Electric resistance welded steel pipe is utilized in a wide range of fields, including gasoline and natural gas line pipes, oil well pipes, and nuclear, geothermal, chemical plant, mechanical structural, and general pipes. When manufacturing electric resistance welded steel pipe, a strip shaped steel plate such as a hot-rolled steel strip is formed into a pipe shape, and heated and melted by a high frequency current while converging abutting edge faces in a V-shape, to form a weld seam. Weld defects occur in electric resistance welding when heat input power, welding speed and the like are not controlled within appropriate ranges. For example, non-welded portions sometimes occur in cases in which the heat input is insufficient, or the welding speed is fast. Moreover, a large quantity of oxide sometimes remains on the welded portion in cases in which the heat input is excessive, or the welding speed is slow.
Welding conditions during electric resistance welding are generally broadly divided into three types of welding condition: a type 1 welding condition with small positional fluctuation of a welding point where the end faces of a metal plate first contact; a type 2 welding condition with intermediate positional fluctuation amplitude and positional fluctuation cycle of the welding point; and a type 3 welding condition with large positional fluctuation amplitude and positional fluctuation cycle of the welding point. In fast welding speed cases, if the heat input is increased, a type 2 welding condition accompanied by two-phased reduction of the Vee angle exists, that differs from the type 1 welding condition, the type 2 welding condition, and the type 3 welding condition.
The two-phased reduction of the Vee angle type 2 welding condition is a welding condition with an intermediate positional fluctuation amplitude and positional fluctuation cycle of the welding point, similarly to the type 2 welding condition, and the weld portion forms a two-stage V shape.
FIG. 20 schematically illustrates relationships between welding speed and heat input for each type of welding condition. In FIG. 20, region 2001 corresponds to the type 1 welding condition, region 2002 corresponds to the type 2 welding condition, region 2003 corresponds to the type 3 welding condition, and region 2004 corresponds to the two-phased reduction of the Vee angle type 2 welding condition. Vm is the critical welding speed at which the two-phased reduction of the Vee angle type 2 welding condition appears, and Tm is the melting point of the steel plate.
When the welding speed is below the critical welding speed Vm and the heat input is low, the welding condition becomes the type 1 welding condition. When the heat input is increased, even when the welding speed is below the critical welding speed Vm, the welding condition becomes the type 2 welding condition, and transitions to the type 3 welding condition when the heat input is increased further. However, when the welding speed is the critical welding speed Vm or greater, the welding condition transitions from the type 1 welding condition to the type 2 welding condition accompanying an increase in the heat input, and when the heat input is increased further, becomes the two-phased reduction of the Vee angle type 2 welding condition.

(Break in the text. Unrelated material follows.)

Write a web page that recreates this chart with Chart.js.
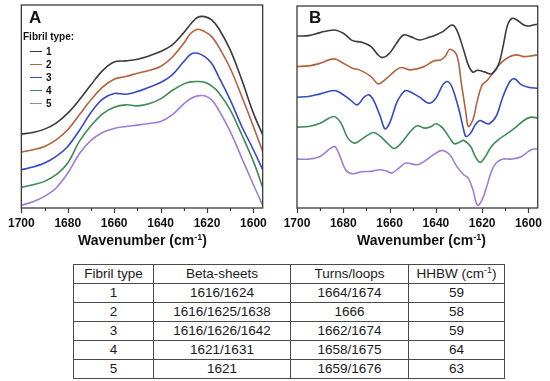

In the type 1 welding condition, there is a possibility of being unable to melt the steel plate over the entire thickness direction of the circumferential direction edge portions of the steel plate that are abutted against each other. In the type 3 welding condition, there is a possibility of a large quantity of oxide remaining on the weld portion due to overheating of the circumferential direction edge portions of the steel plate that are abutted against each other. Moreover, although the type 2 welding condition enables the steel plate to be melted over the entire thickness direction of the circumferential direction edge portions of the steel plate that are abutted against each other, there is concern that a region might develop to a state at the boundary with the two-phased reduction of the Vee angle type 2 welding condition, in which oxide remains on the weld portion. There is also a possibility that the range of the type 2 welding condition narrows due to the effects of, for example, variation in forming. Such cases make it difficult to control heat input to stay within the range of the type 2 welding condition, it is desirable to perform electric resistance welding in a two-phased reduction of the Vee angle type 2 welding condition with wider range.
Technology for performing electric resistance welding in the two-phased reduction of the Vee angle type 2 welding condition is described in Japanese Patent Application Laid-Open (JP-A) No. H04-231181 and International Publication (WO) No. 2011/118560.
JP-A No. H04-231181 describes employing a vibration amplitude Δf of a signal obtained by F/V conversion of fine fluctuations in the output frequency of a power source supplied to perform electric resistance welding, together with a fluctuation count SPL per time unit of the signal, to create conditions to give a welding condition of the two-phased reduction of the Vee angle type 2 welding condition, and outputting a heat input power that satisfies the conditions, as a heat input control reference signal.